The value of acceleration due to gravity at a height of $10\,km$ from the surface of earth is $x$. At what depth inside the earth is the value of the acceleration due to gravity has the same value $x$?

• A. 5 km
• B. 20 km
• C. 10 km
• D. 15 km

Answer 1

The Correct Option is B

$g_{h}=g\left(1-\frac{2 h}{R}\right)$
$g_{d}=g\left(1-\frac{d}{R}\right) $
$\Rightarrow g_{h}=g_{d}$
$g\left(1-\frac{2 h}{R}\right)=g\left(1-\frac{d}{R}\right) $
$\Rightarrow d=2 h=2 \times 10=20\, km$

Answer 2

The acceleration due to gravity at a height \(h\) above the Earth's surface is given by the equation: \[ g_h = g_0 \left( \frac{R}{R + h} \right)^2 \] Where: - \(g_h\) is the acceleration due to gravity at height \(h\), - \(g_0\) is the acceleration due to gravity at the Earth's surface, - \(R\) is the radius of the Earth.
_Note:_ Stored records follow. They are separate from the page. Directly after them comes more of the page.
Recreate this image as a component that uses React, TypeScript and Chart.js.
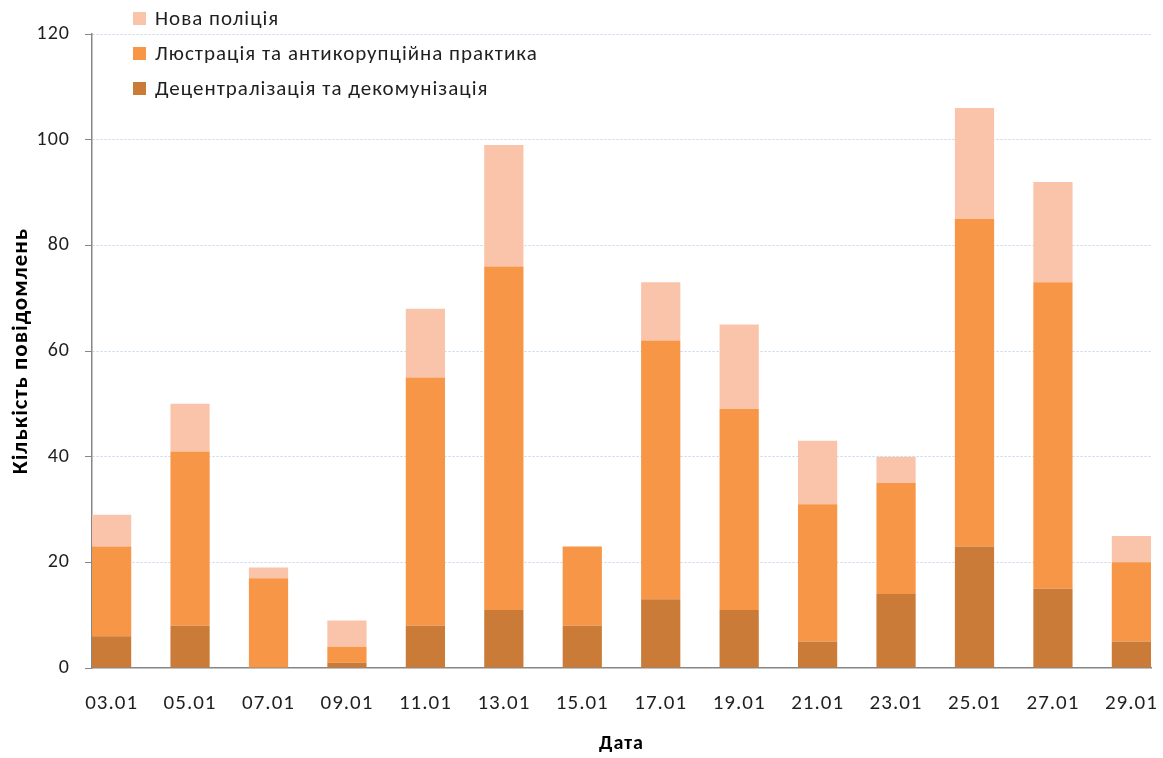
import React, { useEffect, useRef } from "react";
import { Chart, registerables } from "chart.js";

Chart.register(...registerables);

const categories = ["03.01", "05.01", "07.01", "09.01", "11.01", "13.01", "15.01", "17.01", "19.01", "21.01", "23.01", "25.01", "27.01", "29.01"];
const decentralization = [6, 8, 0, 1, 8, 11, 8, 13, 11, 5, 14, 23, 15, 5];
const lustration = [17, 33, 17, 3, 47, 65, 15, 49, 38, 26, 21, 62, 58, 15];
const police = [6, 9, 2, 5, 13, 23, 0, 11, 16, 12, 5, 21, 19, 5];
const yTicks = [0, 20, 40, 60, 80, 100, 120];

const FONT = "Carlito, 'Noto Sans', sans-serif";

const spacingPlugin = {
  id: "letterSpacing",
  beforeDraw(chart: any) {
    (chart.ctx as any).letterSpacing = "1px";
  },
};

const legendPlugin = {
  id: "customLegend",
  afterDraw(chart: any) {
    const ctx = chart.ctx;
    const ds = chart.data.datasets;
    ctx.save();
    (ctx as any).letterSpacing = "1px";
    ctx.font = `21px ${FONT}`;
    ctx.textBaseline = "middle";
    ctx.textAlign = "left";
    const order = [...ds].reverse();
    order.forEach((d: any, i: number) => {
      const cy = 18.5 + i * 35;
      ctx.fillStyle = d.backgroundColor;
      ctx.fillRect(133, cy - 6.5, 13, 13);
      ctx.fillStyle = "#1F1F1F";
      ctx.fillText(d.label, 155, cy + 1);
    });
    ctx.restore();
  },
};

export default function App() {
  const ref = useRef<HTMLCanvasElement | null>(null);
  useEffect(() => {
    document.body.style.margin = "0";
    const toPts = (arr: number[]) => arr.map((v, i) => ({ x: i, y: v }));
    const chart = new Chart(ref.current as HTMLCanvasElement, {
      type: "bar",
      data: {
        datasets: [
          { label: "Децентралізація та декомунізація", data: toPts(decentralization), backgroundColor: "#CB7B38", borderWidth: 0 },
          { label: "Люстрація та антикорупційна практика", data: toPts(lustration), backgroundColor: "#F79646", borderWidth: 0 },
          { label: "Нова поліція", data: toPts(police), backgroundColor: "#FAC4AA", borderWidth: 0 },
        ] as any,
      },
      options: {
        responsive: false,
        animation: false,
        layout: { padding: { left: 0, top: 34, right: 12, bottom: 0 } },
        datasets: { bar: { barPercentage: 0.5, categoryPercentage: 1 } } as any,
        plugins: { legend: { display: false }, tooltip: { enabled: false } },
        scales: {
          x: {
            type: "linear",
            stacked: true,
            offset: false,
            min: -0.25,
            max: 13.25,
            afterFit: (s: any) => {
              s.height = 90;
              s.paddingLeft = 0;
              s.paddingRight = 0;
            },
            grid: { display: false, drawTicks: false, offset: false },
            border: { display: true, color: "#868686", width: 1.5 },
            ticks: {
              stepSize: 1,
              includeBounds: false,
              autoSkip: false,
              maxRotation: 0,
              minRotation: 0,
              padding: 23,
              color: "#1F1F1F",
              font: { family: FONT, size: 21 },
              callback: (v: any) => categories[v] ?? "",
            },
            title: {
              display: true,
              text: "Дата",
              color: "#000000",
              font: { family: FONT, size: 20, weight: "bold" },
              padding: { top: 0, bottom: 2 },
            },
          } as any,
          y: {
            stacked: true,
            min: 0,
            max: 120,
            afterFit: (s: any) => {
              s.width = 92;
              s.paddingTop = 0;
              s.paddingBottom = 0;
            },
            afterBuildTicks: (s: any) => { s.ticks = yTicks.map((v) => ({ value: v })); },
            grid: {
              color: (c: any) => (c.tick && c.tick.value === 0 ? "rgba(0,0,0,0)" : "#C3D5EE"),
              tickColor: "#868686",
              tickLength: 7,
              lineWidth: 1,
            },
            border: { display: true, color: "#868686", width: 1.5, dash: [2, 2] },
            ticks: {
              padding: 15,
              color: "#1F1F1F",
              font: { family: FONT, size: 20 },
            },
            title: {
              display: true,
              text: "Кількість повідомлень",
              color: "#000000",
              font: { family: FONT, size: 23, weight: "bold" },
              padding: { top: 7, bottom: 0 },
            },
          } as any,
        },
      },
      plugins: [spacingPlugin, legendPlugin],
    });
    return () => chart.destroy();
  }, []);
  return (
    <div style={{ position: "absolute", left: 0, top: 0, width: 1163, height: 758 }}>
      <canvas ref={ref} width={1163} height={758} />
    </div>
  );
}
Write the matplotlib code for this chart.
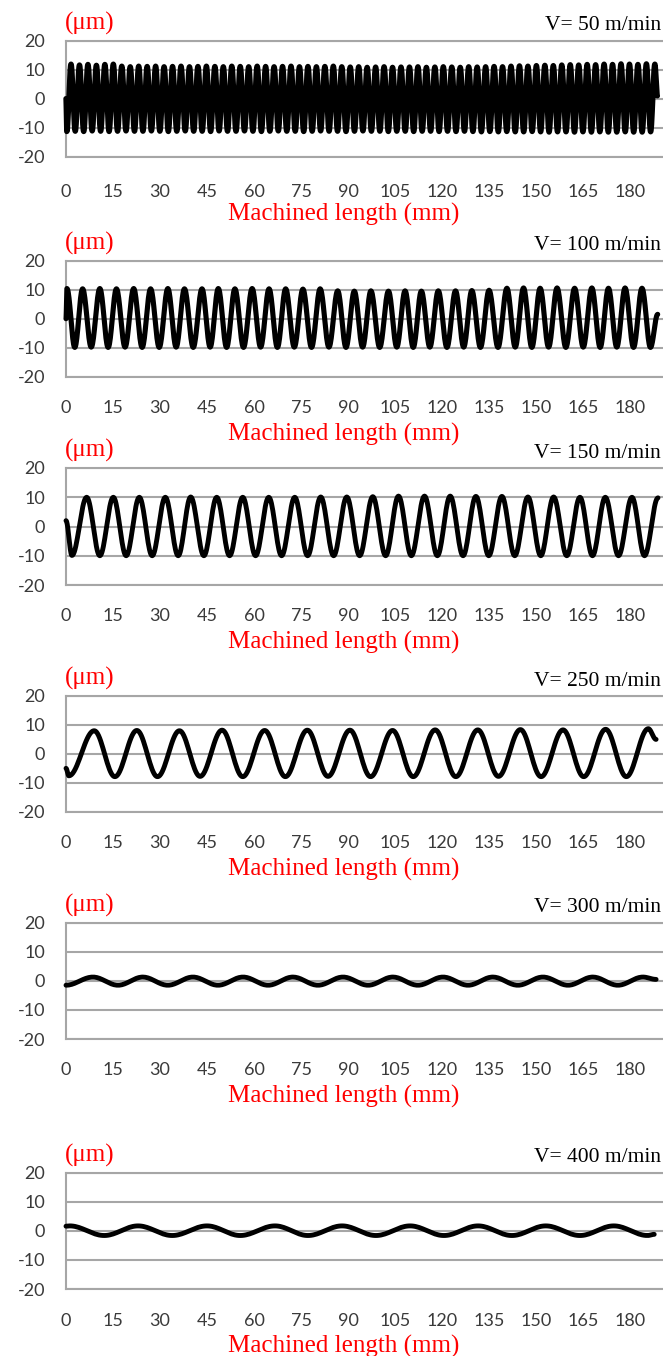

At a depth \(d\) inside the Earth, the acceleration due to gravity is given by: \[ g_d = g_0 \left( 1 - \frac{d}{R} \right) \] For the gravity at height \(h = 10 \, km\) and at depth \(d\) to be equal, we set the two equations equal to each other: \[ g_0 \left( \frac{R}{R + h} \right)^2 = g_0 \left( 1 - \frac{d}{R} \right) \] Canceling out \(g_0\) and solving for \(d\): \[ \left( \frac{R}{R + h} \right)^2 = 1 - \frac{d}{R} \] Substitute \(h = 10 \, km\), which corresponds to 10,000 m, and solve for \(d\). After simplifying, we find that \(d = 20 \, km\).

Thus, the depth inside the Earth where the acceleration due to gravity is the same as at a height of 10 km is 20 km.